Friday, May 24, 2013

The Weiner Campaign,

Now that Anthony Weiner, the awkwardly-named former congressman, has declared his intentions to run for mayor of New York, joke writers in Hollywood have been seen dancing in the streets. Even I, your fearless blogger, couldn’t resist getting in on the fun yesterday with several headline suggestions for this morning’s New York Times, the best of which was…ELECTILE DYSFUNCTION.

But on a serious note, Weiner’s candidacy won’t exactly go down as one of democracy’s finer moments. It says something depressing about our culture when someone caught sending photographs of his manhood to young women, not his wife, then lying about it, would imagine himself fit for the honor of leading one of America’s greatest cities. Then again, it IS New York. Imagine the death blow that this sort of thing would have been to a Ronald Reagan, or Jimmy Carter? Try to imagine Franklin Roosevelt running for President after something like this?

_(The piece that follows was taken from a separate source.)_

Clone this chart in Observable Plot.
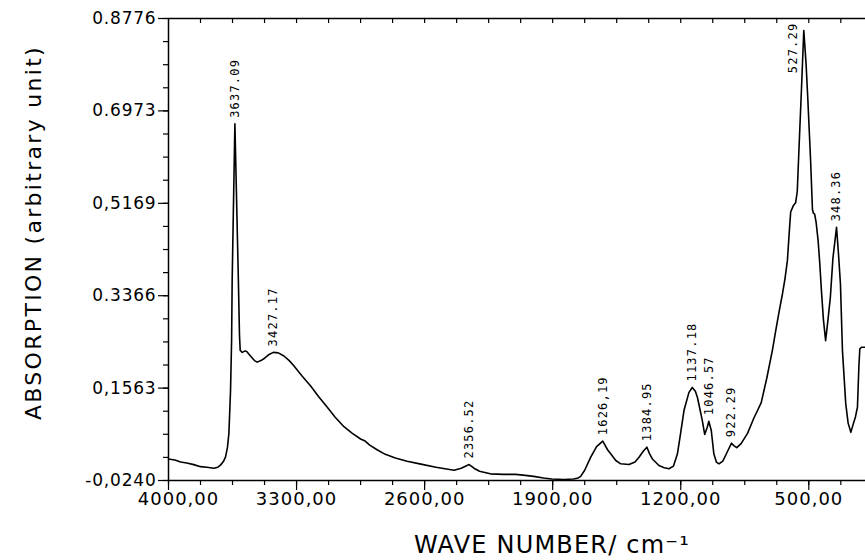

I suppose that this slippery slope was greased by Bubba Clinton and the blue dress. That Bill Clinton, a mere 15 years after receiving oral sex from a 21 year old intern in the Oval Office would win an award for father-of-the-year, stands as testimony to the American people’s capacity for forgiveness. But in Weiner’s case, it’s only been a couple of years. But, it IS New York. Still, what does it say about the size of Weiner’s massive... er...ego that he would think himself so terribly indispensable, so valuable a public talent, that even fondling himself on the internet isn’t enough of a personal failing to keep him from public office. Somewhere, old Wilbur Mills is turning over in his grave. You remember Wilbur, right? He was the powerful Democratic congressman from Arkansas( what’s the deal with Arkansas?), chairman of the Ways and Means committee, who was caught cavorting with an Argentine stripper named Fannie Foxe, who upon being pulled over by a cop for drunk driving, jumped into the tidal pool, leaving poor Wilbur alone behind the wheel. It was quite the scandal at the time, eventually forcing Wilbur from office and into AA. Today, this sort of thing would be a resume enhancement. I miss politicians with names like “Wilbur”.

So, the Weiner campaign will be fun to watch, summer entertainment, as it were. I will try to resist double-entendre-ing you to death between now and November, but not today…..

After yesterday’s Facebook fun at Mr. Weiner’s expense, I received an e-mail from an old friend of mine who lives in New York. He’s actually working with the Weiner campaign, and was very upset with my posts. My friend, Dick Johnson, wrote to remind me that the congressman has already made a pubic apology. He has put the thing behind him, and has every intention of becoming the next mayor of New York. He plans to make an aggressive push to penetrate the female demographic. One of his themes will be reform of the penal code. Although Weiner has the fighting personality of a boxer, he has no brief against the legitimate back and forth of politics; however, he will refuse to answer questions about his personal life, determined as he is to prevent things getting… out of hand.